Re: Is there value in having optimizer stats for joins/foreignkeys?

Alexandra Wang <alexandra.wang.oss@gmail.com> — 2026-05-15T05:08:56Z

Attached v6. It should fix the CI failures on NetBSD/Windows by
changing the ALTER TYPE invalidation test added in v5 from
text->varchar(100) to integer->numeric, avoiding encoding-dependent
width estimates.

Best,
Alex


-- 
Alexandra Wang
EDB: https://www.enterprisedb.com

Re: Is there value in having optimizer stats for joins/foreignkeys?

Alexandra Wang <alexandra.wang.oss@gmail.com> — 2026-05-15T15:30:31Z

Here's v7, another attempt to fix the unstable tests.

Best,
Alex

On Thu, May 14, 2026 at 10:08 PM Alexandra Wang <
alexandra.wang.oss@gmail.com> wrote:

> Attached v6. It should fix the CI failures on NetBSD/Windows by
> changing the ALTER TYPE invalidation test added in v5 from
> text->varchar(100) to integer->numeric, avoiding encoding-dependent
> width estimates.
>
> Best,
> Alex
>
>
> --
> Alexandra Wang
> EDB: https://www.enterprisedb.com
>


-- 
Alexandra Wang
EDB: https://www.enterprisedb.com

Re: Is there value in having optimizer stats for joins/foreignkeys?

Tom Lane <tgl@sss.pgh.pa.us> — 2026-05-21T20:25:13Z

Alexandra Wang <alexandra.wang.oss@gmail.com> writes:
> Here's v7, another attempt to fix the unstable tests.

Hi Alexandra,

I signed up for an in-person review of this at PGConf.dev, but
the schedule doesn't seem to be working in favor of making that
happen.  If you see this and happen to run into me in the
hallway, I'm happy to chat, but in any case here are my
rather-hasty review notes.

I think it's okay if v1 only handles 2-way joins, as long as the
catalog representation is prepared for more.  Restricting to
cases where we can do index-based sampling seems fine too.
Those things could be relaxed later if it seems worthwhile,
but we'd have a creditable feature even without.
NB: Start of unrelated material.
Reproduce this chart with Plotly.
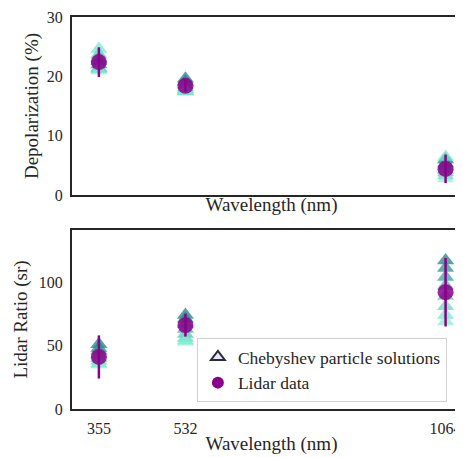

I didn't read the sampling code in any detail.  I think you will
need to put more thought into what is user-friendly behavior
in case the required index doesn't exist or doesn't have the
right properties.  (I think the tests for that might not be
strong enough, either.)

I think you could simplify some code noticeably if you included the
anchor rel's OID as the first element of stxjoinrels[].  Yeah,
it'd be redundant with stxrelid, but so what?  It's not like 
pg_statistic_ext rows are narrow enough that anyone would notice
the extra 4 bytes.  I think this would simplify some of the
relationships within the data structures, too, eg all varnos in
the expressions could be considered to reference stxjoinrels[].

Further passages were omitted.